Обо всем этом Горец услышал в бараках. Гореваны перешептывались между собой, сторонились чужака, подозревая в нем стукача, но ему нередко удавалось подслушать посторонние разговоры. И из них кирпичик по кирпичику он выстраивал свое миропонимание.
Поляна каменных мешков напоминала солдатский плац, залитый светом прожекторов, с десятками круглых отверстий, между которыми оставалось место для маршрута караульного. Внутри половины мешков находились бедолаги заключенные, измученные, страдающие.
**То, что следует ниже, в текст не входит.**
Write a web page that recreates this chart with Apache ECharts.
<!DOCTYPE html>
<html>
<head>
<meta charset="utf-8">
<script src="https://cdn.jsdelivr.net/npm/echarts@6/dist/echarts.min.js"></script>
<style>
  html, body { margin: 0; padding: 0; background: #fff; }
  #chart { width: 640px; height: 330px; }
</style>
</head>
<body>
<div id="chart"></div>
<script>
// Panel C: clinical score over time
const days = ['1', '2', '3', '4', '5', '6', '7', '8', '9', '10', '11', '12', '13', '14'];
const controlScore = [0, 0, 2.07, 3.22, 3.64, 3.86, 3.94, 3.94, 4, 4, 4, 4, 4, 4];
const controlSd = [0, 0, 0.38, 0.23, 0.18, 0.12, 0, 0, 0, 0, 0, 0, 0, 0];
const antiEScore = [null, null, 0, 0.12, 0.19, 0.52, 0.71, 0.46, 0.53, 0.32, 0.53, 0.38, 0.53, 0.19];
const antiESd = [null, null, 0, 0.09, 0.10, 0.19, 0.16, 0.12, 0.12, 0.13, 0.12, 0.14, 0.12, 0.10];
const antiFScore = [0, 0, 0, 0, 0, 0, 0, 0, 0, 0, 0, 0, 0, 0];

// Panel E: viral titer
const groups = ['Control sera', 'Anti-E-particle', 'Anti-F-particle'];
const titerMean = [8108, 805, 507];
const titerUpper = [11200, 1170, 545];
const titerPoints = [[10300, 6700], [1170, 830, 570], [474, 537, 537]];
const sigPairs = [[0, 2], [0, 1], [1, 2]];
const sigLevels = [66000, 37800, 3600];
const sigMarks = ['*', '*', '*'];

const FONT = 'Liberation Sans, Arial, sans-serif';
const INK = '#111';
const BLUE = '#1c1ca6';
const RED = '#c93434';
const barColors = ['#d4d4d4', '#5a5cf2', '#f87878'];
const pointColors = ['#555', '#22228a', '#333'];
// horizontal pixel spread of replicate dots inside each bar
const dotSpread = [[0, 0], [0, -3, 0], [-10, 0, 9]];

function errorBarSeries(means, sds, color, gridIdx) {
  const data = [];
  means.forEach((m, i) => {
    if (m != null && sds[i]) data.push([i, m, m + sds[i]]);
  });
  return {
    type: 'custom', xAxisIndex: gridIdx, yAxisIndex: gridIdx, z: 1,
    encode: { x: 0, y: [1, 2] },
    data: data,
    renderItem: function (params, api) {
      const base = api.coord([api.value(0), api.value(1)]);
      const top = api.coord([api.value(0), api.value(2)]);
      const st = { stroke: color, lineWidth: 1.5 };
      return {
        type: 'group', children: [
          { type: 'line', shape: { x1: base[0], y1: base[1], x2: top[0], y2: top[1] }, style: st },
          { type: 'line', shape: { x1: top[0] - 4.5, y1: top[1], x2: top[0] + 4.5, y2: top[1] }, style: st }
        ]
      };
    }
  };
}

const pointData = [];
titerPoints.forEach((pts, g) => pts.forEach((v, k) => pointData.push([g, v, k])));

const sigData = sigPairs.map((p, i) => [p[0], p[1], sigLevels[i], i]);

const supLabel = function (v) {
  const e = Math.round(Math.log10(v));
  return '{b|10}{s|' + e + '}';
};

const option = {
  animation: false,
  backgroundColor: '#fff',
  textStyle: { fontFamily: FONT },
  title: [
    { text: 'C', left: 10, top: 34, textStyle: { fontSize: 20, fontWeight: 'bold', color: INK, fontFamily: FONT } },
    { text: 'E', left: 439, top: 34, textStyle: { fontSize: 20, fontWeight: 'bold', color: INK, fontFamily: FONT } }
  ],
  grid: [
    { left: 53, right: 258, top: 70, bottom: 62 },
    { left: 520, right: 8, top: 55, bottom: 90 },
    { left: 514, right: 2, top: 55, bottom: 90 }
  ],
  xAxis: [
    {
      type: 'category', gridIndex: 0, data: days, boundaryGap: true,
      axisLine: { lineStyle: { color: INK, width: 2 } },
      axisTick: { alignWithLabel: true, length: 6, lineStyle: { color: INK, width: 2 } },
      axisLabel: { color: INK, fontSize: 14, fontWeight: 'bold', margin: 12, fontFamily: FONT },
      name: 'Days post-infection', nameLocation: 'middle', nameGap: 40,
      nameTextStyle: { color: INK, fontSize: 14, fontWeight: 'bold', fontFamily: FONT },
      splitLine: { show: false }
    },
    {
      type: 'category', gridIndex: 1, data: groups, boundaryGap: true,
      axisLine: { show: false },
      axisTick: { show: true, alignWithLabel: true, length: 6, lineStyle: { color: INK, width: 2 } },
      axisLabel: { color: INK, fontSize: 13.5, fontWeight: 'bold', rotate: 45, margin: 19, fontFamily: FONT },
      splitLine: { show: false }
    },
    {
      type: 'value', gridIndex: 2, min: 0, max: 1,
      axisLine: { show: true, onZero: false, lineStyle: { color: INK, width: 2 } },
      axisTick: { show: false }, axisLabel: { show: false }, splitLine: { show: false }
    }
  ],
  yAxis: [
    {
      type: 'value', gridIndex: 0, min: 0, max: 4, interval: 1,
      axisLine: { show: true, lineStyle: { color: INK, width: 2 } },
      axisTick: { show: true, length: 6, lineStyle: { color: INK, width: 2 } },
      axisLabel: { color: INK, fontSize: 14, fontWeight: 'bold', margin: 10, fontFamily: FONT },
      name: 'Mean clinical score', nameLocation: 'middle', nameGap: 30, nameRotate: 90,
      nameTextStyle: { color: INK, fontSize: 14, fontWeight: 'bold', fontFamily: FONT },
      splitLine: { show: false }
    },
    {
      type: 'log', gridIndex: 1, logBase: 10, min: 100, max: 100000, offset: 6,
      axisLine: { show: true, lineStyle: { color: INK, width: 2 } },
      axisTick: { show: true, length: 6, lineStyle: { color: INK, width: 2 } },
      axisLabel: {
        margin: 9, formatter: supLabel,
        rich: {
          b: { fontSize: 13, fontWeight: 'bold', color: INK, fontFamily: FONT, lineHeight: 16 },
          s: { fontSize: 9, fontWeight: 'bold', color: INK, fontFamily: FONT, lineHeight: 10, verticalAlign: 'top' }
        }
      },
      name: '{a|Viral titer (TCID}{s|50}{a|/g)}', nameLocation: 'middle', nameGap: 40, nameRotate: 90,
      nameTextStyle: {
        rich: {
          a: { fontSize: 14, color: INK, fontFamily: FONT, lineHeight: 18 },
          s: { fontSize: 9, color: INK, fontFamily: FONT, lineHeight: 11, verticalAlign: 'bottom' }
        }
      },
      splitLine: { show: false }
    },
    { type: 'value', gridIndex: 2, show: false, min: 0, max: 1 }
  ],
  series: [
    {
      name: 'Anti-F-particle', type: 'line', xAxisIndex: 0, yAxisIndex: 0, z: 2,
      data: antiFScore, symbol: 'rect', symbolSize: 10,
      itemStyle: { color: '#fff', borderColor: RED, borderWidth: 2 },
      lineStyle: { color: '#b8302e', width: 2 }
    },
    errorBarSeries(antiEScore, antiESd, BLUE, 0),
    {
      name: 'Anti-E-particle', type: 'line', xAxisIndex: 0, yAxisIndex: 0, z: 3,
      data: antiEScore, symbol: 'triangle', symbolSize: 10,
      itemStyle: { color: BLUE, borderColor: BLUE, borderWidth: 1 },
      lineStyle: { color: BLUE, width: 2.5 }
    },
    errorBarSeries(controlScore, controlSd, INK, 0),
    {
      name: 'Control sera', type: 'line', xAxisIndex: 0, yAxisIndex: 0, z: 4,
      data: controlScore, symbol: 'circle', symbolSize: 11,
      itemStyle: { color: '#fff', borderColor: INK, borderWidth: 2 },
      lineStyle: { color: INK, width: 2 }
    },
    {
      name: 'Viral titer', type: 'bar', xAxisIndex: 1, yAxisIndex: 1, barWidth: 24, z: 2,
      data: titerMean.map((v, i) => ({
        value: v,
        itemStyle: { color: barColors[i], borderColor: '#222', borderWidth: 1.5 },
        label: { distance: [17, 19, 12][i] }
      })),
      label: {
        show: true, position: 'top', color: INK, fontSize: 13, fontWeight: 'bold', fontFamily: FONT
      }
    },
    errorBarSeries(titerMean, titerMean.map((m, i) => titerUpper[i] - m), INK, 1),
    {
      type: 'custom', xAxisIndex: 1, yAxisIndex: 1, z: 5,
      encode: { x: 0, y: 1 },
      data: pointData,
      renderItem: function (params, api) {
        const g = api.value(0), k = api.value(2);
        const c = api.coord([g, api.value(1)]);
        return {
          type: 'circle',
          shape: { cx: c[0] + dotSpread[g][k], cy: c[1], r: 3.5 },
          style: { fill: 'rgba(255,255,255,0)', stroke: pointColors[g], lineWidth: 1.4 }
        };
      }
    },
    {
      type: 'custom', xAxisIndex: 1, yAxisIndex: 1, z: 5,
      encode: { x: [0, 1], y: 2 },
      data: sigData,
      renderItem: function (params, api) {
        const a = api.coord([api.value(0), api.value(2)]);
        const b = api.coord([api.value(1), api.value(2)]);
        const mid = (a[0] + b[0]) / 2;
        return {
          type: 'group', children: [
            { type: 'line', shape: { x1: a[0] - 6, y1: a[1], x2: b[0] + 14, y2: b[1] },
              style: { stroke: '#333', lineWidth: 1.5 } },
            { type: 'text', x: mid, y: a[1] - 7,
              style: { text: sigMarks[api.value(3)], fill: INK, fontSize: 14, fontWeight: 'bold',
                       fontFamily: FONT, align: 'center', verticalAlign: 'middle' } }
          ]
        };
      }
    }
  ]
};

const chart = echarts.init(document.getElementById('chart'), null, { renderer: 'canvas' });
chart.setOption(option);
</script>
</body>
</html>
Надсмотрщики протащили Горца над лунками и аккуратно опустили в свободную. Никита шипел, когда касался стенок, кусающихся электричеством. Он чувствовал себя морковкой, посаженной в грядку. Отпустив руки Горца, надсмотрщики удалились, громко разговаривая о «бабах». Никита аккуратно вытянул рук вниз, стараясь не дотрагиваться до стенок мешка. Пару раз он коснулся и получил слабенькие, но довольно болезненные уколы тока. Теперь ему предстояло стоять ровно, не шелохнувшись, день, два, пока Бодало не смилостивится и не прикажет его вытаскивать. В этот момент Никита захотел умереть. Стоять несколько суток, не облокачиваясь на такие соблазнительные и опасные стенки, не спать и не есть, гадить под себя, чувствовать себя животным, поставленным в стойло, опасным животным.
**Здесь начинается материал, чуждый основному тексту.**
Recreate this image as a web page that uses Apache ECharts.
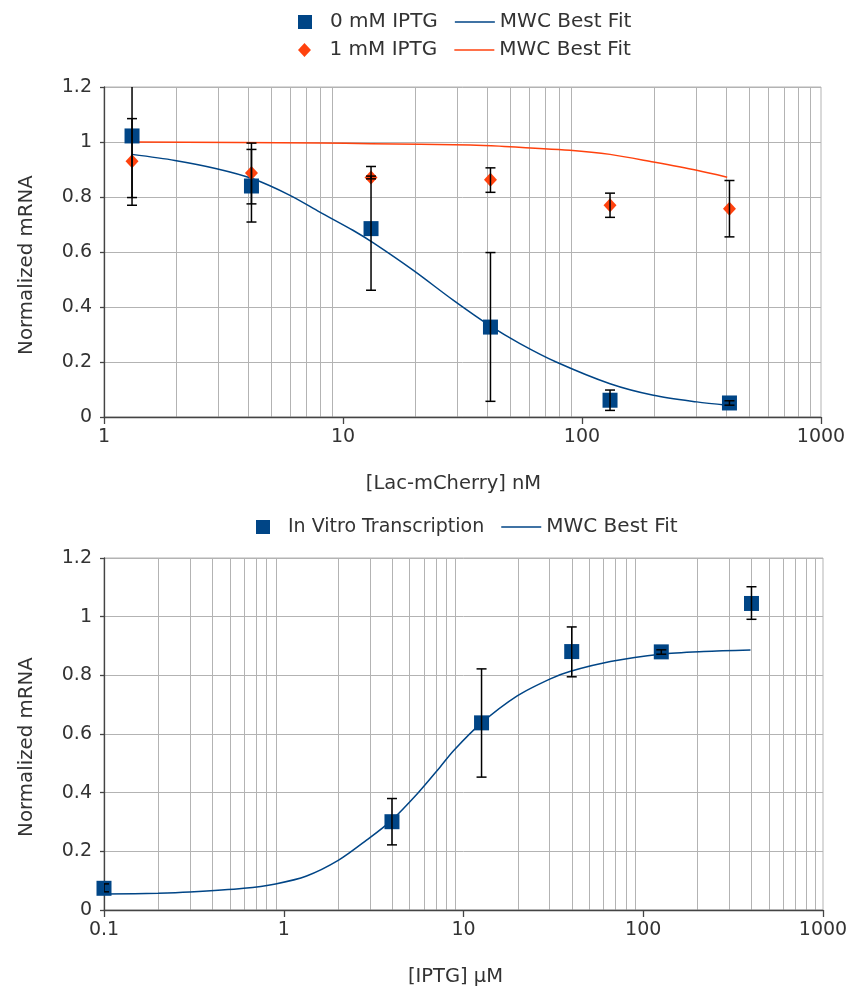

Стоя в каменном мешке, Никита проклинал себя за длинный язык. И зачем ему потребовалось рассказывать остальным заключённым всю правду о себе, кто его за язык тянул. Зачем им знать, что есть и другие миры, где к людям относятся одинаково, или почти одинаково, независимо от расы и цвета кожи, от происхождения и прочей невнятной шелухи. А если тебе что-то не нравится, то можешь наняться на первый же крупный пассажирский или торговый даль-проникатель и отправиться к иным планетам, выбирая мир себе по вкусу.
Никита рассказывал им, надеясь, что его рассказы пробудят их к жизни, заинтересуют, заставят действовать, и тогда они выберутся вместе из резервации. Но его россказни вызывал интерес только у «дятлов», которые доносили на него надсмотрщикам, после чего Бодало проводил с ним воспитательную беседу, и отправлял в мешок.
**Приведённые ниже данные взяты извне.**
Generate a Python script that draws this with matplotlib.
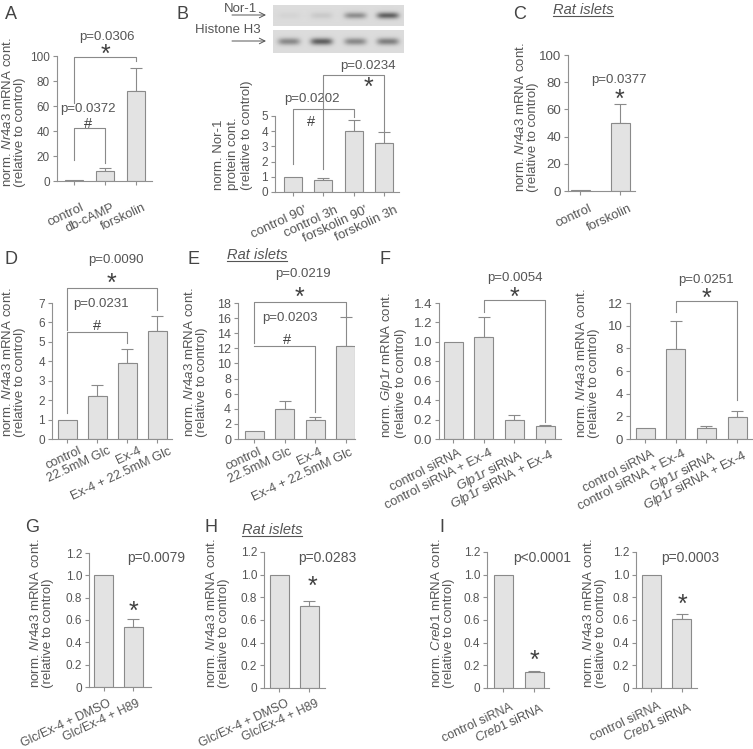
import numpy as np
import matplotlib
matplotlib.use('Agg')
import matplotlib.pyplot as plt
from matplotlib.transforms import ScaledTranslation

plt.rcParams['font.family'] = ['Liberation Sans', 'DejaVu Sans']
plt.rcParams['mathtext.fontset'] = 'custom'
plt.rcParams['mathtext.rm'] = 'Liberation Sans'
plt.rcParams['mathtext.it'] = 'Liberation Sans:italic'
plt.rcParams['mathtext.bf'] = 'Liberation Sans:bold'

# ---------------- data ----------------
a_labels = ['control', 'db-cAMP', 'forskolin']
a_values = [1.0, 8.0, 72.5]
a_errors = [0.0, 2.2, 18.0]

b_labels = ["control 90'", 'control 3h', "forskolin 90'", 'forskolin 3h']
b_values = [1.0, 0.78, 4.02, 3.24]
b_errors = [0.0, 0.13, 0.71, 0.72]
blot_nor1 = [0.03, 0.07, 0.30, 0.48]
blot_h3 = [0.32, 0.48, 0.32, 0.36]

c_labels = ['control', 'forskolin']
c_values = [1.0, 49.8]
c_errors = [0.0, 14.2]

d_labels = ['control', '22.5mM Glc', 'Ex-4', 'Ex-4 + 22.5mM Glc']
d_values = [1.0, 2.23, 3.91, 5.54]
d_errors = [0.0, 0.55, 0.72, 0.77]

e_labels = ['control', '22.5mM Glc', 'Ex-4', 'Ex-4 + 22.5mM Glc']
e_values = [1.06, 3.93, 2.51, 12.3]
e_errors = [0.0, 1.14, 0.45, 3.8]

f1_labels = ['control siRNA', 'control siRNA + Ex-4',
             r'$\it{Glp1r}$ siRNA', r'$\it{Glp1r}$ siRNA + Ex-4']
f1_values = [1.0, 1.05, 0.2, 0.13]
f1_errors = [0.0, 0.205, 0.05, 0.018]

f2_labels = f1_labels
f2_values = [1.0, 7.92, 0.94, 1.91]
f2_errors = [0.0, 2.46, 0.23, 0.58]

g_labels = ['Glc/Ex-4 + DMSO', 'Glc/Ex-4 + H89']
g_values = [1.0, 0.535]
g_errors = [0.0, 0.07]

h_labels = g_labels
h_values = [1.0, 0.72]
h_errors = [0.0, 0.05]

i1_labels = ['control siRNA', r'$\it{Creb1}$ siRNA']
i1_values = [1.0, 0.14]
i1_errors = [0.0, 0.012]

i2_labels = i1_labels
i2_values = [1.0, 0.605]
i2_errors = [0.0, 0.05]

# ---------------- style ----------------
W, H = 753, 749
TXT = '#555555'
AXC = '#909090'
BAR = '#e3e3e3'
EDGE = '#8a8a8a'
LW = 0.8

fig = plt.figure(figsize=(W / 100, H / 100), dpi=100)


def bar_panel(L, R, top, bottom, c0, s, w, ymax, yticks, ytl, labels, values,
              errors, ysize=8.5, xsize=9, lab=(6, 10), rot=25):
    ax = fig.add_axes([L / W, 1 - bottom / H, (R - L) / W, (bottom - top) / H])
    ax.patch.set_alpha(0)
    x = np.arange(len(values))
    ax.set_xlim((L - c0) / s, (R - c0) / s)
    ax.set_ylim(0, ymax)
    ax.bar(x, values, width=w / s, color=BAR, edgecolor=EDGE, linewidth=LW, zorder=2)
    v = np.asarray(values, float)
    e = np.asarray(errors, float)
    m = e > 0
    ax.errorbar(x[m], v[m], yerr=[np.zeros(m.sum()), e[m]], fmt='none',
                ecolor=EDGE, elinewidth=LW, capsize=4, capthick=LW, zorder=1)
    for sp in ['top', 'right']:
        ax.spines[sp].set_visible(False)
    for sp in ['left', 'bottom']:
        ax.spines[sp].set_color(AXC)
        ax.spines[sp].set_linewidth(LW)
    ax.set_yticks(yticks)
    ax.set_yticklabels(ytl)
    ax.set_xticks(x)
    ax.tick_params(axis='both', direction='out', length=3, width=LW, color=AXC,
                   labelcolor=TXT)
    ax.tick_params(axis='y', labelsize=ysize, pad=2)
    ax.tick_params(axis='x', pad=0)
    ax.set_xticklabels(labels, rotation=rot, ha='right', va='top',
                       rotation_mode='anchor', fontsize=xsize, color=TXT)
    off = ScaledTranslation(lab[0] / 100, -(lab[1] - 3) / 100, fig.dpi_scale_trans)
    for t in ax.xaxis.get_major_ticks():
        t.label1.set_transform(t.label1.get_transform() + off)
    return ax


def bracket(ax, x1, x2, ytop, y1, y2):
    ax.plot([x1, x1, x2, x2], [y1, ytop, ytop, y2], color=EDGE, lw=LW,
            clip_on=False, zorder=3)


def star(ax, x, y, fs=18):
    ax.annotate('*', (x, y), xytext=(0, -0.6 * fs + 2.2), textcoords='offset points',
                ha='center', va='baseline', fontsize=fs, color='#404040',
                annotation_clip=False)


def hashm(ax, x, y, fs=10.5):
    ax.annotate('#', (x, y), xytext=(0, -0.36 * fs), textcoords='offset points',
                ha='center', va='baseline', fontsize=fs, color='#404040',
                annotation_clip=False)


def ptext(ax, x, y, s, fs=9.5):
    ax.text(x, y, s, ha='center', va='center', fontsize=fs, color=TXT,
            clip_on=False)


# ---------------- panel A ----------------
ax = bar_panel(57, 152, 56.5, 181, 74, 31, 18, 100, [0, 20, 40, 60, 80, 100],
               ['0', '20', '40', '60', '80', '100'], a_labels, a_values, a_errors,
               lab=(7, 19), xsize=9.3)
bracket(ax, 0, 2, 99.5, 62.5, 96)
star(ax, 1.03, 105.4)
ptext(ax, 1.05, 115.5, 'p=0.0306')
bracket(ax, 0, 1, 42.4, 16.9, 14.2)
hashm(ax, 0.46, 46.9)
ptext(ax, 0.46, 57.6, 'p=0.0372')

# ---------------- panel B ----------------
ax = bar_panel(275, 399, 116, 192, 293, 30.3, 18, 5, [0, 1, 2, 3, 4, 5],
               ['0', '1', '2', '3', '4', '5'], b_labels, b_values, b_errors,
               lab=(11, 11), xsize=9.5)
bracket(ax, 0, 2, 5.44, 1.84, 4.96)
hashm(ax, 0.6, 4.69)
ptext(ax, 0.62, 6.13, 'p=0.0202')
bracket(ax, 1, 3, 7.67, 1.51, 4.0)
star(ax, 2.49, 7.18)
ptext(ax, 2.46, 8.29, 'p=0.0234')


def blot(px0, px1, py0, py1, lanes):
    bax = fig.add_axes([px0 / W, 1 - py1 / H, (px1 - px0) / W, (py1 - py0) / H])
    nx, ny = 131, 23
    xx = np.linspace(0, 1, nx)[None, :]
    yy = np.linspace(0, 1, ny)[:, None]
    img = np.full((ny, nx), 0.86)
    for c, inten in zip([0.12, 0.37, 0.63, 0.88], lanes):
        img -= inten * np.exp(-((xx - c) / 0.085) ** 4) * np.exp(-((yy - 0.5) / 0.16) ** 2)
    bax.imshow(img, cmap='gray', vmin=0, vmax=1, aspect='auto',
               interpolation='bilinear')
    bax.axis('off')


blot(273, 404, 5, 26, blot_nor1)
blot(273, 404, 30, 53, blot_h3)

# ---------------- panel C ----------------
ax = bar_panel(568, 635, 55, 191, 580, 40, 19, 100, [0, 20, 40, 60, 80, 100],
               ['0', '20', '40', '60', '80', '100'], c_labels, c_values, c_errors,
               ysize=9.5, lab=(9, 10), xsize=9.3)
star(ax, 0.98, 70.6)
ptext(ax, 0.98, 81.6, 'p=0.0377')

# ---------------- panel D ----------------
ax = bar_panel(52, 172, 303, 439, 67, 30, 19, 7, list(range(8)),
               [str(i) for i in range(8)], d_labels, d_values, d_errors,
               lab=(11, 5), xsize=9.2)
bracket(ax, 0, 3, 7.77, 5.63, 6.66)
star(ax, 1.49, 8.23)
ptext(ax, 1.62, 9.19, 'p=0.0090')
bracket(ax, 0, 2, 5.49, 1.34, 4.94)
hashm(ax, 1.01, 5.88)
ptext(ax, 1.14, 6.96, 'p=0.0231')

# ---------------- panel E ----------------
ax = bar_panel(238, 355, 303, 439, 254, 30.6, 19, 18, list(range(0, 19, 2)),
               [str(i) for i in range(0, 19, 2)], e_labels, e_values, e_errors,
               ysize=9, lab=(4, 6), xsize=9.2)
bracket(ax, 0, 3, 18.17, 12.66, 16.2)
star(ax, 1.48, 19.35)
ptext(ax, 1.61, 21.9, 'p=0.0219')
bracket(ax, 0, 2, 12.3, 12.3, 3.62)
hashm(ax, 1.07, 13.3)
ptext(ax, 1.18, 15.97, 'p=0.0203')

# ---------------- panel F ----------------
ft = [0, 0.2, 0.4, 0.6, 0.8, 1.0, 1.2, 1.4]
ax = bar_panel(439, 561, 303, 439, 453, 30.7, 19, 1.4, ft,
               ['%.1f' % t for t in ft], f1_labels, f1_values, f1_errors,
               ysize=9.5, lab=(5, 7), rot=27, xsize=9.3)
bracket(ax, 1, 3, 1.434, 1.31, 0.18)
star(ax, 1.99, 1.50)
ptext(ax, 2.01, 1.66, 'p=0.0054')

ax = bar_panel(630, 752, 303, 439, 645, 30.7, 19, 12, list(range(0, 13, 2)),
               [str(i) for i in range(0, 13, 2)], f2_labels, f2_values, f2_errors,
               ysize=9.5, lab=(6, 8), rot=27, xsize=9.3)
bracket(ax, 1, 3, 12.17, 11.2, 3.43)
star(ax, 2.01, 12.8)
ptext(ax, 2.0, 14.05, 'p=0.0251')

# ---------------- panels G, H, I ----------------
gt = [0, 0.2, 0.4, 0.6, 0.8, 1.0, 1.2]
gtl = ['0', '0.2', '0.4', '0.6', '0.8', '1.0', '1.2']
ax = bar_panel(89, 151, 553, 687, 103.5, 29.5, 19, 1.2, gt, gtl,
               g_labels, g_values, g_errors, lab=(4, 9), xsize=8.8)
star(ax, 1.01, 0.72)
ptext(ax, 1.78, 1.152, 'p=0.0079', fs=10)

ax = bar_panel(264, 325, 552, 688, 279, 30, 19, 1.2, gt, gtl,
               h_labels, h_values, h_errors, lab=(7, 8), xsize=8.8)
star(ax, 1.12, 0.94)
ptext(ax, 1.61, 1.15, 'p=0.0283', fs=10)

ax = bar_panel(487, 549, 552, 688, 503, 31, 19, 1.2, gt, gtl,
               i1_labels, i1_values, i1_errors, lab=(7, 12), xsize=9)
star(ax, 1.0, 0.28)
ptext(ax, 1.26, 1.15, 'p<0.0001', fs=10)

ax = bar_panel(636, 697, 552, 688, 651, 30.7, 19, 1.2, gt, gtl,
               i2_labels, i2_values, i2_errors, lab=(7, 11), xsize=9)
star(ax, 1.02, 0.78)
ptext(ax, 1.27, 1.15, 'p=0.0003', fs=10)

# ---------------- overlay: letters, labels ----------------
ov = fig.add_axes([0, 0, 1, 1])
ov.set_xlim(0, W)
ov.set_ylim(H, 0)
ov.axis('off')

for letter, lx, ly in [('A', 5, 6), ('B', 177, 6), ('C', 513, 6), ('D', 5, 251),
                       ('E', 188, 251), ('F', 380, 251), ('G', 25, 519),
                       ('H', 205, 519), ('I', 439, 519)]:
    ov.text(lx, ly, letter, fontsize=13, color='#444444', ha='left', va='top')

NR = 'norm. $\\it{Nr4a3}$ mRNA cont.\n(relative to control)'
for xc, yb, txt in [(14, 187, NR), (527, 192, NR), (14, 437, NR), (196, 437, NR),
                    (393, 438, 'norm. $\\it{Glp1r}$ mRNA cont.\n(relative to control)'),
                    (588, 438, NR), (42, 688, NR), (218, 688, NR),
                    (443, 688, 'norm. $\\it{Creb1}$ mRNA cont.\n(relative to control)'),
                    (595, 688, NR)]:
    ov.text(xc, yb, txt, rotation=90, ha='center', va='bottom',
            multialignment='left', fontsize=9.5, color=TXT, linespacing=1.0)
ov.text(233, 190, 'norm. Nor-1\nprotein cont.\n(relative to control)', rotation=90,
        ha='center', va='bottom', multialignment='left', fontsize=9.5, color=TXT,
        linespacing=1.25)

# blot labels
ov.text(241, 9, 'Nor-1', ha='center', va='center', fontsize=9.5, color=TXT)
ov.text(228, 30, 'Histone H3', ha='center', va='center', fontsize=9.5, color=TXT)
for yy in [15, 41]:
    ov.annotate('', xy=(266, yy), xytext=(232, yy),
                arrowprops=dict(arrowstyle='->', color=TXT, lw=0.7,
                                shrinkA=0, shrinkB=0))

# Rat islets (italic, underlined)
rat = []
for rx, ry in [(553, 3), (227, 248), (242, 523)]:
    t = ov.text(rx, ry, 'Rat islets', style='italic', fontsize=10.5, color=TXT,
                ha='left', va='top')
    rat.append(t)
fig.canvas.draw()
inv = ov.transData.inverted()
for t in rat:
    bb = t.get_window_extent()
    (x0, y0), (x1, y1) = inv.transform([[bb.x0, bb.y0], [bb.x1, bb.y1]])
    ov.plot([x0, x1], [y0 - 1, y0 - 1], color=TXT, lw=0.8)

fig.savefig('out.png', dpi=100)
Никита попробовал три раза достучаться до душ забитых, опущенных гореванов, четвертого раза не будет, решил он для себя.
Когда сидишь в каменном мешке, самое страшное это не свихнуться со скуки, не поднять руку к зубам и не перегрызть себе вены, чтобы только не длить мучения. Два дня назад в барак приволокли горевана с зашитыми руками, двенадцать дней просидел в мешке, уставясь больными глазами в небо, не выдержал, только его успели спасти и заштопать. Правда после того что он вынес жизнь воспринимается как нескончаемая каторга, а смерть как спасение, глоток свободы. На работу гореван больше не вышел, так и сидел целыми днями неподвижно на полу и разглядывал стену перед собой. Усталость под давлением времени превращается в отупляющее равнодушие. Избитое тело забывает о своем существовании. Остается только скука, нескончаемая сухая скука разрушающая шестеренки головного мозга, съедающая их ржой.